Kunwar Singh was a leader during the Indian Rebellion of 1857. He belonged to a family of the Ujjainiya clan of the Parmar Rajputs of Jagdispur, currently a part of Bhojpur district, Bihar, India. At the age of 80, he led a selected band of armed soldiers against the troops under the command of the British East India Company. He was the chief organiser of the fight against the British in Bihar. He is popularly known as Veer Kunwar Singh.
Singh led the Indian Rebellion of 1857 in Bihar. He was nearly eighty and in failing health when he was called upon to take up arms. He was assisted by both his brother, Babu Amar Singh and his commander-in-chief, Hare Krishna Singh. Some argue that the latter was the real reason behind Kunwar Singh's initial military success. He gave a good fight and harried British forces for nearly a year and remained invincible until the end. He was an expert in the art of guerilla warfare. His tactics left the British puzzled.
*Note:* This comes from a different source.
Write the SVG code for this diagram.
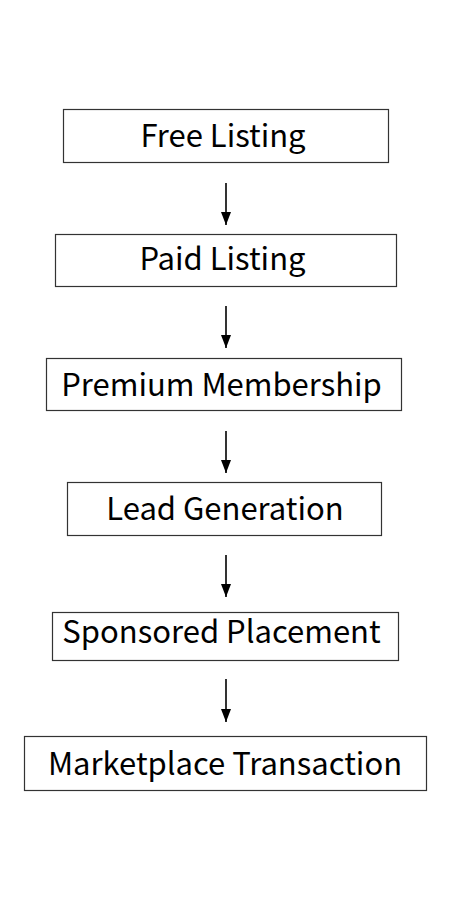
<svg xmlns="http://www.w3.org/2000/svg" width="450" height="900" viewBox="0 0 450 900">
<style>
.box{fill:#fff;stroke:#333;stroke-width:1.2}
.lbl{font-family:"Noto Sans CJK JP","Noto Sans",sans-serif;font-size:31px;fill:#000;text-anchor:middle}
.edge{stroke:#000;stroke-width:1.6;fill:none;marker-end:url(#ah)}
</style>
<defs>
<marker id="ah" markerUnits="userSpaceOnUse" markerWidth="14" markerHeight="10" refX="13" refY="5" orient="auto" viewBox="0 0 14 10">
<path d="M0,0 L13,5 L0,10 Z" fill="#000"/>
</marker>
</defs>
<rect width="450" height="900" fill="#fff"/>
<g id="connectors">
<line class="edge" x1="226" y1="183" x2="226" y2="225"/>
<line class="edge" x1="226" y1="306" x2="226" y2="348"/>
<line class="edge" x1="226" y1="431" x2="226" y2="473"/>
<line class="edge" x1="226" y1="555" x2="226" y2="597"/>
<line class="edge" x1="226" y1="679" x2="226" y2="722"/>
</g>
<g id="n1"><rect class="box" x="63.5" y="109.5" width="325" height="53"/><text class="lbl" x="223" y="147">Free Listing</text></g>
<g id="n2"><rect class="box" x="55.5" y="234.5" width="341" height="52"/><text class="lbl" x="222.5" y="270">Paid Listing</text></g>
<g id="n3"><rect class="box" x="46.5" y="358.5" width="355" height="52"/><text class="lbl" x="221.5" y="396">Premium Membership</text></g>
<g id="n4"><rect class="box" x="67.5" y="482.5" width="314" height="53"/><text class="lbl" x="225" y="520">Lead Generation</text></g>
<g id="n5"><rect class="box" x="52.5" y="612.5" width="346" height="48"/><text class="lbl" x="221.5" y="643">Sponsored Placement</text></g>
<g id="n6"><rect class="box" x="24.5" y="736.5" width="402" height="54"/><text class="lbl" x="225" y="775">Marketplace Transaction</text></g>
</svg>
To honour his contribution to India's freedom movement, the Republic of India issued a commemorative stamp on 23 April 1966. The Government of Bihar established the Veer Kunwar Singh University, Arrah in 1992.
In 2017, the Veer Kunwar Singh Setu, also known as the Arrah–Chhapra Bridge, was inaugurated to connect north and south Bihar. In 2018, to celebrate 160th anniversary of Kunwar Singh's death, the government of Bihar relocated a statue of him to Hardinge Park. The park was also officially renamed as 'Veer Kunwar Singh Azadi Park'.